■ Problem to work on ■
Return precisely the span of lines from the top of the material below to the line containing "import numpy as np", both included. Pictures are excluded.
%%
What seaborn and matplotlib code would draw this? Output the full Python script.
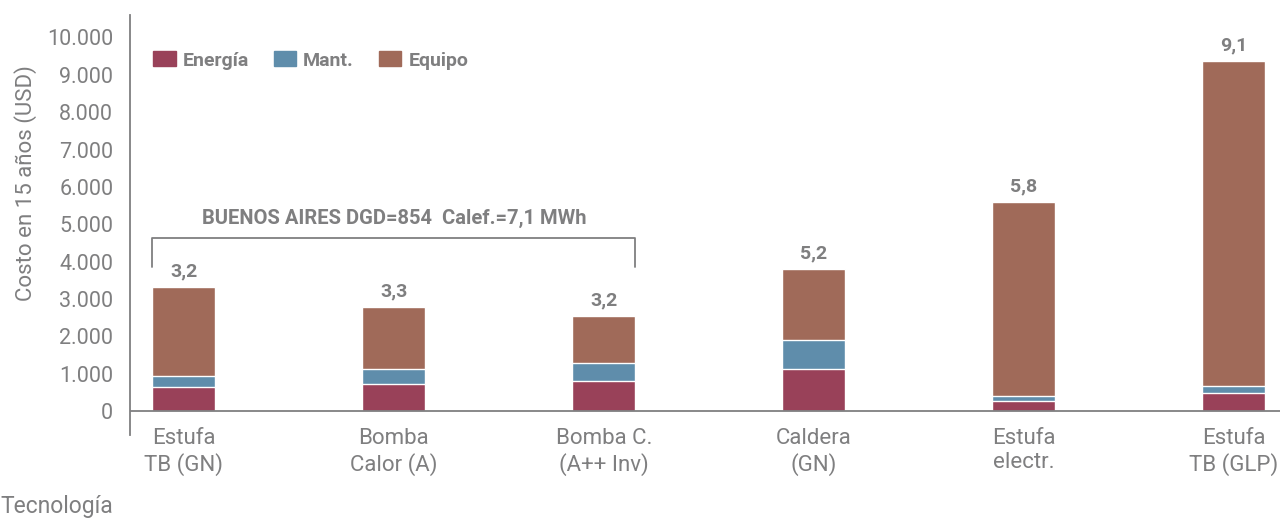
import matplotlib
matplotlib.use("Agg")
import matplotlib.pyplot as plt
import matplotlib.patches as mpatches
from matplotlib.ticker import FuncFormatter
import seaborn as sns
import pandas as pd
import numpy as np

# datos (USD en 15 años)
tecnologias = ["Estufa\nTB (GN)", "Bomba\nCalor (A)", "Bomba C.\n(A++ Inv)",
               "Caldera\n(GN)", "Estufa\nelectr.", "Estufa\nTB (GLP)"]
energia = [640, 730, 800, 1130, 270, 480]
mant = [300, 390, 480, 780, 130, 190]
equipo = [2380, 1660, 1260, 1880, 5200, 8690]
etiquetas = ["3,2", "3,3", "3,2", "5,2", "5,8", "9,1"]

c_energia = "#994159"
c_mant = "#5f8dab"
c_equipo = "#a06a59"
gris = "#7f7f80"

sns.set_style("white")
plt.rcParams["font.family"] = ["Roboto", "DejaVu Sans"]

df = pd.DataFrame({"tec": tecnologias, "energia": energia, "mant": mant, "equipo": equipo})
df["em"] = df["energia"] + df["mant"]
df["total"] = df["em"] + df["equipo"]

fig = plt.figure(figsize=(12.8, 5.18), dpi=100)
ax = fig.add_axes([130 / 1280, 83 / 518, 1 - 130 / 1280, 420 / 518])

# barras apiladas: total, luego energia+mant, luego energia
sns.barplot(data=df, x="tec", y="total", color=c_equipo, width=0.3, saturation=1, ax=ax)
sns.barplot(data=df, x="tec", y="em", color=c_mant, width=0.3, saturation=1, ax=ax)
sns.barplot(data=df, x="tec", y="energia", color=c_energia, width=0.3, saturation=1, ax=ax)

ax.set_xlim(-0.257, 5.22)
ax.set_ylim(-640, 10600)
ax.set_yticks(np.arange(0, 10001, 1000))
ax.yaxis.set_major_formatter(FuncFormatter(lambda v, p: f"{int(v):,}".replace(",", ".")))
ax.tick_params(axis="both", length=0, labelcolor=gris)
ax.tick_params(axis="x", pad=-5, labelsize=16)
ax.tick_params(axis="y", pad=12, labelsize=15.5)

for s in ["top", "right", "bottom"]:
    ax.spines[s].set_visible(False)
ax.spines["left"].set_color(gris)
ax.spines["left"].set_linewidth(1.3)
ax.axhline(0, color=gris, lw=1.3)

ax.set_xlabel("")
ax.set_ylabel("Costo en 15 años (USD)", fontsize=16, color=gris)
ax.yaxis.set_label_coords(-0.081, 0.6)
fig.text(0.0, 0.0, "Tecnología", fontsize=16.5, color=gris, ha="left", va="bottom")

# etiquetas sobre barras
for i, (t, lab) in enumerate(zip(df["total"], etiquetas)):
    ax.text(i, t + 420, lab, ha="center", va="center", fontsize=14,
            fontweight="bold", color=gris)

# corchete Buenos Aires
ax.plot([-0.15, -0.15, 2.15, 2.15], [3860, 4640, 4640, 3860], color=gris, lw=1.3)
ax.text(1.0, 5150, "BUENOS AIRES DGD=854  Calef.=7,1 MWh", ha="center", va="center",
        fontsize=14.5, fontweight="bold", color=gris)

handles = [mpatches.Patch(color=c_energia, label="Energía"),
           mpatches.Patch(color=c_mant, label="Mant."),
           mpatches.Patch(color=c_equipo, label="Equipo")]
leg = ax.legend(handles=handles, loc="upper left", bbox_to_anchor=(0.005, 0.955), ncol=3,
                frameon=False, handlelength=1.15, handleheight=0.8, columnspacing=1.3,
                handletextpad=0.35, prop={"weight": "bold", "size": 14})
for t in leg.get_texts():
    t.set_color(gris)

fig.savefig("out.png", dpi=100)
%%
■ Written answer ■
What seaborn and matplotlib code would draw this? Output the full Python script.
import matplotlib
matplotlib.use("Agg")
import matplotlib.pyplot as plt
import matplotlib.patches as mpatches
from matplotlib.ticker import FuncFormatter
import seaborn as sns
import pandas as pd
import numpy as np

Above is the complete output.